GM: They were cast before I signed on, and I think people were excited about seeing Lena who obviously we all know from Game of Thrones and, you know, she’s playing Cersei, and playing royalty and kind of button down…and here she’s playing something completely different. We see her tattoos and we see her look and she gets to do a lot of different stuff.
So I was very excited about that, I was very excited about working with her…and a lot of what we did in editing were just kind of…give her the stage. There were certain scenes that she played that then as we were talking about it, it generated more story, you know? So a lot of the creative was catching up to her performance because she just owned that character in such an exciting way.
Same with Stephan. Stephan just brought so much to the character. What I love about these characters is that they both have this, this swagger and this bravado, but there’s so much trauma that they’re carrying, so there’s a deep inner life. But also they don’t really know what they’re doing. [Laughs] It’s kind of funny, you know, when you see Stefan has Post-its on how to run the thing, you know, you’re just like, ‘Oh, they’re in trouble. They’re either gonna save each other, they’re gonna drag each other down.’
So, a lot of that was just those characters and those actors. They did such a great job and I was just very lucky to work with them.
WiC: I haven’t seen all of Beacon 23 yet, but I’m guessing it’s going to cover most of Hugh Howey’s pieces of short fiction that make up the book?
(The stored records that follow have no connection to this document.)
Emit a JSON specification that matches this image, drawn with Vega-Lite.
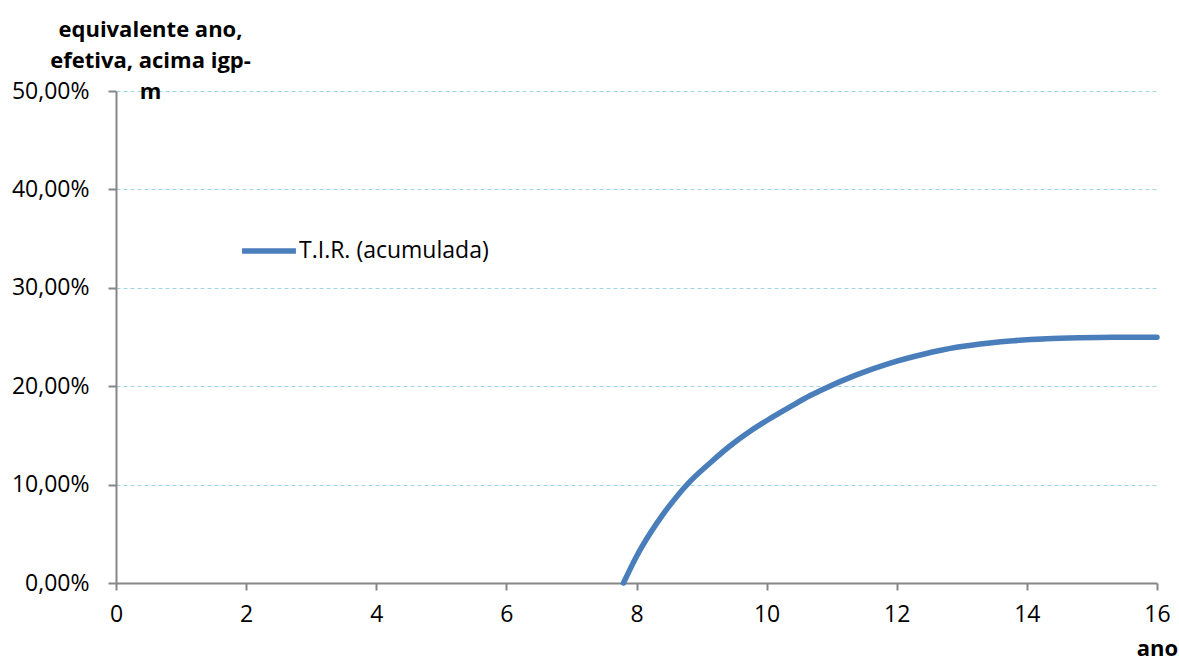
{
  "$schema": "https://vega.github.io/schema/vega-lite/v6.json",
  "width": 1041,
  "height": 492,
  "autosize": "none",
  "padding": {"left": 116, "top": 91, "right": 22, "bottom": 77},
  "background": "white",
  "config": {
    "view": {"stroke": null},
    "font": "Open Sans"
  },
  "data": {
    "values": [
      {"ano": 7.8, "tir": 0.0, "serie": "T.I.R. (acumulada)"},
      {"ano": 8.0, "tir": 0.027, "serie": "T.I.R. (acumulada)"},
      {"ano": 8.21, "tir": 0.0505, "serie": "T.I.R. (acumulada)"},
      {"ano": 8.41, "tir": 0.07, "serie": "T.I.R. (acumulada)"},
      {"ano": 8.62, "tir": 0.088, "serie": "T.I.R. (acumulada)"},
      {"ano": 8.82, "tir": 0.103, "serie": "T.I.R. (acumulada)"},
      {"ano": 9.13, "tir": 0.122, "serie": "T.I.R. (acumulada)"},
      {"ano": 9.44, "tir": 0.1395, "serie": "T.I.R. (acumulada)"},
      {"ano": 9.74, "tir": 0.154, "serie": "T.I.R. (acumulada)"},
      {"ano": 10.05, "tir": 0.167, "serie": "T.I.R. (acumulada)"},
      {"ano": 10.36, "tir": 0.179, "serie": "T.I.R. (acumulada)"},
      {"ano": 10.67, "tir": 0.1905, "serie": "T.I.R. (acumulada)"},
      {"ano": 10.87, "tir": 0.197, "serie": "T.I.R. (acumulada)"},
      {"ano": 11.38, "tir": 0.2115, "serie": "T.I.R. (acumulada)"},
      {"ano": 11.9, "tir": 0.2235, "serie": "T.I.R. (acumulada)"},
      {"ano": 12.41, "tir": 0.2325, "serie": "T.I.R. (acumulada)"},
      {"ano": 12.92, "tir": 0.2395, "serie": "T.I.R. (acumulada)"},
      {"ano": 13.43, "tir": 0.244, "serie": "T.I.R. (acumulada)"},
      {"ano": 13.79, "tir": 0.2462, "serie": "T.I.R. (acumulada)"},
      {"ano": 14.3, "tir": 0.2482, "serie": "T.I.R. (acumulada)"},
      {"ano": 14.82, "tir": 0.2492, "serie": "T.I.R. (acumulada)"},
      {"ano": 15.33, "tir": 0.2497, "serie": "T.I.R. (acumulada)"},
      {"ano": 16.0, "tir": 0.2498, "serie": "T.I.R. (acumulada)"}
    ]
  },
  "mark": {"type": "line", "interpolate": "monotone", "strokeWidth": 5.5, "strokeCap": "round"},
  "encoding": {
    "x": {
      "field": "ano",
      "type": "quantitative",
      "scale": {"domain": [0, 16], "nice": false, "zero": false},
      "axis": {
        "values": [0, 2, 4, 6, 8, 10, 12, 14, 16],
        "grid": false,
        "domainColor": "#868686",
        "domainWidth": 2,
        "tickColor": "#868686",
        "tickWidth": 2,
        "tickSize": 7,
        "labelFontSize": 23,
        "labelColor": "#000000",
        "labelPadding": 13,
        "labelFlush": false,
        "title": "ano",
        "titleFontSize": 22,
        "titleFontWeight": "bold",
        "titleColor": "#000000",
        "titleAlign": "center",
        "titleBaseline": "middle",
        "titleX": 1041,
        "titleY": 65
      }
    },
    "y": {
      "field": "tir",
      "type": "quantitative",
      "scale": {"domain": [0, 0.5], "nice": false},
      "axis": {
        "values": [0, 0.1, 0.2, 0.3, 0.4, 0.5],
        "labelExpr": "replace(format(datum.value, '.2%'), '.', ',')",
        "grid": true,
        "gridColor": "#9fd5e3",
        "gridDash": [4, 3],
        "gridWidth": 1.2,
        "domainColor": "#868686",
        "domainWidth": 2,
        "tickColor": "#868686",
        "tickWidth": 2,
        "tickSize": 8,
        "labelFontSize": 23,
        "labelColor": "#000000",
        "labelPadding": 19,
        "labelFlush": false,
        "title": ["equivalente ano,", "efetiva, acima igp-", "m"],
        "titleAngle": 0,
        "titleFontSize": 22,
        "titleFontWeight": "bold",
        "titleColor": "#000000",
        "titleAlign": "center",
        "titleBaseline": "alphabetic",
        "titleLineHeight": 31,
        "titleX": 34,
        "titleY": -55
      }
    },
    "color": {
      "field": "serie",
      "type": "nominal",
      "scale": {"range": ["#4a7ebb"]},
      "legend": {
        "orient": "none",
        "legendX": 123,
        "legendY": 130,
        "title": null,
        "symbolType": "stroke",
        "symbolSize": 2900,
        "symbolStrokeWidth": 5.5,
        "labelFontSize": 23,
        "labelLimit": 500,
        "labelColor": "#000000",
        "labelOffset": 0
      }
    }
  }
}
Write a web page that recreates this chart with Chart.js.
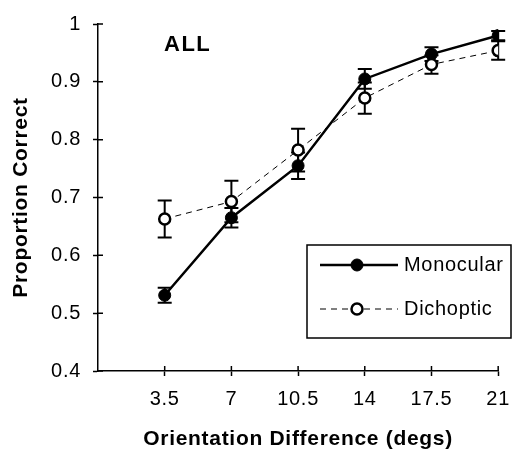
<!DOCTYPE html>
<html>
<head>
<meta charset="utf-8">
<script src="https://cdn.jsdelivr.net/npm/chart.js@4.4.1/dist/chart.umd.min.js"></script>
<style>
  html, body { margin: 0; padding: 0; background: #fff; }
  #wrap { width: 521px; height: 455px; position: relative; }
</style>
</head>
<body>
<div id="wrap"><canvas id="mycanvas"></canvas></div>
<script>
// data
var orientations = [3.5, 7, 10.5, 14, 17.5, 21];
var monocular = [0.531, 0.665, 0.755, 0.905, 0.948, 0.980];
var monocularErr = [0.013, 0.017, 0.023, 0.017, 0.012, 0.008];
var dichoptic = [0.663, 0.693, 0.782, 0.872, 0.930, 0.954];
var dichopticErr = [0.032, 0.036, 0.037, 0.027, 0.016, 0.016];
var xTicks = [3.5, 7, 10.5, 14, 17.5, 21];
var yTicks = [0.4, 0.5, 0.6, 0.7, 0.8, 0.9, 1];
var seriesNames = ['Monocular', 'Dichoptic'];

var FONT = 'Arial, "Liberation Sans", Helvetica, sans-serif';

function points(ys) {
    var out = [];
    for (var i in orientations) {
        out.push({ x: orientations[i], y: ys[i] });
    }
    return out;
}

// the scanned lettering is a bit wider than Arial
const spacing = {
    id: 'spacing',
    beforeLayout(chart) { chart.ctx.letterSpacing = '0.7px'; },
    beforeDraw(chart) { chart.ctx.letterSpacing = '0.7px'; }
};

// error bars, drawn under the markers
const errorBars = {
    id: 'errorBars',
    beforeDatasetsDraw(chart) {
        var ctx = chart.ctx;
        var x = chart.scales.x, y = chart.scales.y;
        var sets = [[monocular, monocularErr], [dichoptic, dichopticErr]];
        ctx.save();
        ctx.strokeStyle = '#000';
        ctx.lineWidth = 2;
        sets.forEach(function (s) {
            for (var i in orientations) {
                var px = x.getPixelForValue(orientations[i]);
                var top = y.getPixelForValue(s[0][i] + s[1][i]);
                var bot = y.getPixelForValue(s[0][i] - s[1][i]);
                ctx.beginPath();
                ctx.moveTo(px, top); ctx.lineTo(px, bot);
                ctx.moveTo(px - 7, top); ctx.lineTo(px + 7, top);
                ctx.moveTo(px - 7, bot); ctx.lineTo(px + 7, bot);
                ctx.stroke();
            }
        });
        ctx.restore();
    }
};

// inner halves of the tick marks, the "ALL" label and the boxed legend
const extras = {
    id: 'extras',
    afterDraw(chart) {
        var ctx = chart.ctx;
        var x = chart.scales.x, y = chart.scales.y;
        var a = chart.chartArea;
        ctx.save();
        ctx.strokeStyle = '#000';
        ctx.lineWidth = 1.5;
        ctx.beginPath();
        yTicks.forEach(function (v) {
            var py = y.getPixelForValue(v);
            ctx.moveTo(a.left, py); ctx.lineTo(a.left + 5, py);
        });
        xTicks.forEach(function (v) {
            var px = x.getPixelForValue(v);
            ctx.moveTo(px, a.bottom); ctx.lineTo(px, a.bottom - 5);
        });
        ctx.stroke();

        ctx.fillStyle = '#000';
        ctx.font = 'bold 22px ' + FONT;
        ctx.textAlign = 'left';
        ctx.textBaseline = 'alphabetic';
        ctx.letterSpacing = '1.5px';
        ctx.fillText('ALL', 164, 51);
        ctx.letterSpacing = '0.7px';

        // legend box
        var lx = 307, ly = 245, lw = 204, lh = 93;
        ctx.lineWidth = 1.5;
        ctx.strokeRect(lx, ly, lw, lh);
        var rows = [ly + 20, ly + 64];
        chart.data.datasets.forEach(function (ds, i) {
            var ry = rows[i];
            ctx.save();
            ctx.strokeStyle = ds.borderColor;
            ctx.lineWidth = ds.borderWidth;
            ctx.setLineDash(ds.borderDash || []);
            ctx.beginPath();
            ctx.moveTo(lx + 13, ry); ctx.lineTo(lx + 91, ry);
            ctx.stroke();
            ctx.setLineDash([]);
            ctx.beginPath();
            ctx.arc(lx + 50, ry, ds.pointRadius, 0, Math.PI * 2);
            ctx.fillStyle = ds.pointBackgroundColor;
            ctx.fill();
            ctx.lineWidth = ds.pointBorderWidth;
            ctx.strokeStyle = ds.pointBorderColor;
            ctx.stroke();
            ctx.restore();
            ctx.fillStyle = '#000';
            ctx.font = '20px ' + FONT;
            ctx.textBaseline = 'middle';
            ctx.fillText(ds.label, lx + 97, ry);
        });
        ctx.restore();
    }
};

var ctx = document.getElementById('mycanvas');
var chart = new Chart(ctx, {
    type: 'line',
    data: {
        datasets: [{
            label: seriesNames[0],
            data: points(monocular),
            borderColor: '#000',
            borderWidth: 2.5,
            pointRadius: 6,
            pointBackgroundColor: '#000',
            pointBorderColor: '#000',
            pointBorderWidth: 1,
            order: 2
        }, {
            label: seriesNames[1],
            data: points(dichoptic),
            borderColor: '#000',
            borderWidth: 1,
            borderDash: [6, 5],
            pointRadius: 5.5,
            pointBackgroundColor: '#fff',
            pointBorderColor: '#000',
            pointBorderWidth: 2.5,
            order: 1
        }]
    },
    options: {
        responsive: true,
        maintainAspectRatio: false,
        animation: false,
        layout: { padding: { left: 0, right: 12, top: 20, bottom: 0 } },
        plugins: { legend: { display: false }, tooltip: { enabled: false } },
        scales: {
            x: {
                type: 'linear',
                min: 0,
                max: 21,
                afterBuildTicks: function (s) { s.ticks = xTicks.map(function (v) { return { value: v }; }); },
                afterFit: function (s) { s.height = 84; },
                border: { color: '#000', width: 1.5 },
                grid: { drawOnChartArea: false, drawTicks: true, tickLength: 5, tickColor: '#000', tickWidth: 1.5 },
                ticks: {
                    color: '#000',
                    padding: 11,
                    maxRotation: 0,
                    font: { family: FONT, size: 20 },
                    callback: function (v) { return String(v); }
                },
                title: {
                    display: true,
                    text: 'Orientation Difference (degs)',
                    color: '#000',
                    font: { family: FONT, size: 21, weight: 'bold' },
                    padding: { top: 0, bottom: 3 }
                }
            },
            y: {
                min: 0.4,
                max: 1,
                afterBuildTicks: function (s) { s.ticks = yTicks.map(function (v) { return { value: v }; }); },
                afterFit: function (s) { s.width = 98; },
                border: { color: '#000', width: 1.5 },
                grid: { drawOnChartArea: false, drawTicks: true, tickLength: 5, tickColor: '#000', tickWidth: 1.5 },
                ticks: {
                    color: '#000',
                    padding: 12,
                    font: { family: FONT, size: 20 },
                    callback: function (v) { return String(v); }
                },
                title: {
                    display: true,
                    text: 'Proportion Correct',
                    color: '#000',
                    font: { family: FONT, size: 21, weight: 'bold' },
                    padding: { top: 9, bottom: 0 }
                }
            }
        }
    },
    plugins: [spacing, errorBars, extras]
});
</script>
</body>
</html>
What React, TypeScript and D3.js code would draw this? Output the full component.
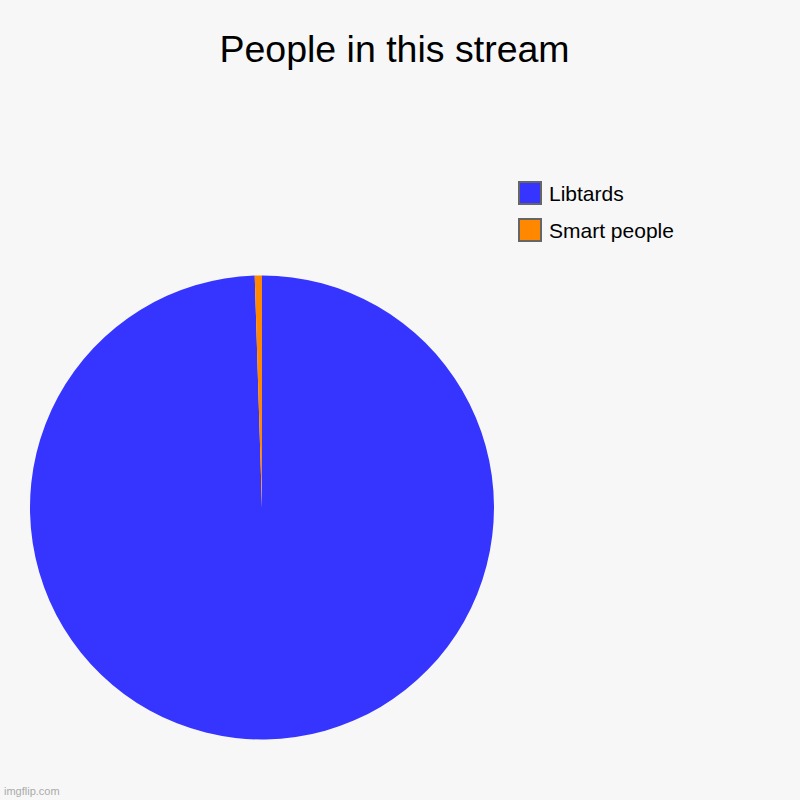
import * as d3 from 'd3'
import { useEffect, useRef } from 'react'

const title = 'People in this stream'
const categories = ['Libtards', 'Smart people']
const values = [99.5, 0.5]
const colors = ['#3535ff', '#ff8800']

export default function App() {
    const svgRef = useRef<SVGSVGElement>(null)
    const width = 800
    const height = 800

    useEffect(() => {
        if (!svgRef.current) return
        const svg = d3.select(svgRef.current)
        svg.selectAll('*').remove()

        svg.append('rect')
            .attr('width', width)
            .attr('height', height)
            .attr('fill', '#f7f7f7')

        // Title
        svg.append('text')
            .attr('x', 394.5)
            .attr('y', 62)
            .attr('text-anchor', 'middle')
            .style('font-family', 'Liberation Sans, Arial, sans-serif')
            .style('font-size', '37.5px')
            .attr('fill', '#000')
            .text(title)

        // Pie
        const data = categories.map((name, i) => ({ name, value: values[i] }))
        const pie = d3
            .pie<{ name: string; value: number }>()
            .value((d) => d.value)
            .sort(null)
        const arc = d3
            .arc<d3.PieArcDatum<{ name: string; value: number }>>()
            .innerRadius(0)
            .outerRadius(232)

        const color = d3.scaleOrdinal<string, string>().domain(categories).range(colors)

        const g = svg.append('g').attr('transform', 'translate(262,507.5)')
        g.selectAll('path')
            .data(pie(data))
            .enter()
            .append('path')
            .attr('d', arc)
            .attr('fill', (d) => color(d.data.name))

        // Legend
        const legend = svg.append('g').attr('transform', 'translate(519,182)')
        const row = legend
            .selectAll('g')
            .data(categories)
            .enter()
            .append('g')
            .attr('transform', (_, i) => `translate(0,${i * 37})`)
        row.append('rect')
            .attr('width', 22)
            .attr('height', 22)
            .attr('fill', (d) => color(d))
            .attr('stroke', '#666')
            .attr('stroke-width', 2)
        row.append('text')
            .attr('x', 30)
            .attr('y', 18.5)
            .style('font-family', 'Liberation Sans, Arial, sans-serif')
            .style('font-size', '21px')
            .attr('fill', '#000')
            .text((d) => d)

        // Watermark
        svg.append('text')
            .attr('x', 4)
            .attr('y', 795)
            .style('font-family', 'Liberation Sans, Arial, sans-serif')
            .style('font-size', '11px')
            .attr('fill', '#aaa')
            .text('imgflip.com')
    }, [])

    return (
        <svg
            ref={svgRef}
            width={width}
            height={height}
            style={{ position: 'absolute', left: 0, top: 0 }}
        />
    )
}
GM: It’s not necessarily a dramatization of the book, I won’t say that. It’s the same setting, it’s the same kind of characters…but one of the things that when you start adapting for a TV show, things just take off. So there are differences there, but I will say that I do think the tone is the same. I do think the world is the same and all of that. But obviously adapting a TV show poses its own challenges. So this is not a close adaptation of the book, I don’t want to say that…but I will say that it’s also not something that’s “inspired by the book.” You know, it’s our version of it.
WiC: That kind of dovetails into the next question I was gonna ask. I was wondering how much of the book this season covered. And hearing you talk about how it’s its own take, it’s not “inspired by,” but it is not sticking strictly to it…I was curious, provided this all goes well and people really enjoy it, if you had plans for and hope to see future seasons? Just because the book is one standalone book. Do you have thoughts about where you’d like to see the series go?
GM: Well, we were fortunate enough to shoot a second season. So we have that in the can and I do have a plan for future seasons. I have a very tight plan for the next season. And I think this is a story that can go on.
So even though the location is the lighthouse…as the show expands, you find out more about the universe around it and about all the different players in that universe surrounding the lighthouse. And so this is a story that I think can go in a lot of different directions.
But I have a future story for a season 3 if we get there that I’m very, very excited to tell. I’m proud of the work that we’ve done, and this is a show that is tough to write and is tough to produce, but…I give credit to Hugh and I give credit to Zack. It’s such a well-conceived world that it’s easy as a writer to generate stories. You can say, “What about this? Oh, this character said this, let’s go there.” And we do that a little bit in the show, but I think it can expand. So I’m excited about it. I think there’s more to this world that I personally want to see and would love to tell.
[Editor’s Note: While Beacon 23 has already filmed a second season, it hasn’t actually been renewed yet for season 2 at MGM+. This is likely due to the fact that the series was originally produced as a joint venture by AMC for the now-shuttered Spectrum Originals streaming platform, before its first season found a new home at MGM+ earlier this year. Hopefully MGM+ moves ahead with season 2, because if Lena Headey had already delivered another badass performance, why wouldn’t they?]
WiC: One last question for you. Keeping things spoiler free: what are you personally most excited for viewers to see in season one of Beacon 23?
GM: You know what, I am most excited for the audience to experience the entire show and to be surprised along the way. I really feel the audience is not gonna be able to guess where it’s going. I believe that the audience is going to love getting the puzzle pieces and be surprised, like, “Wait a minute, how can this possibly fit, what is this about?”
It’s not just that the story is interesting but it’s a different type of storytelling. It really is. And I think that’s something that I haven’t seen on other shows. I watch a lot of genre [shows], I read a lot. I think we pushed the boundaries here, by trusting the audience. This is not a show that, we never sit and really explain anything to the audience. We are trusting the audience to follow the story, to put it together…and I promise the show all comes together. Sometimes people could say, “Oh, I put the pieces together. That was dissatisfying.” I understand that, we’ve all watched those types of shows.
But this is a show that does not talk down to the audience. It’s a show that trusts the audience, and I think that people are smart and people want kind of a fun, entertaining yet sophisticated type of story and I think this delivers.
So I’m excited to see how that plays. I could be wrong, but I do trust the audience and hopefully they have a great experience enjoying the show.
A huge thank you to Glen Mazzara for taking the time to tell us about Beacon 23! This interview has been edited for clarity and length; to watch the uncut version, check out the video interview on the WinterIsComing YouTube channel.
The first two episodes of Beacon 23 premiere on MGM+ on Sunday, November 12 at 9:00 p.m. EST/PST. New episodes will follow weekly for the rest of the show’s eight-episode first season.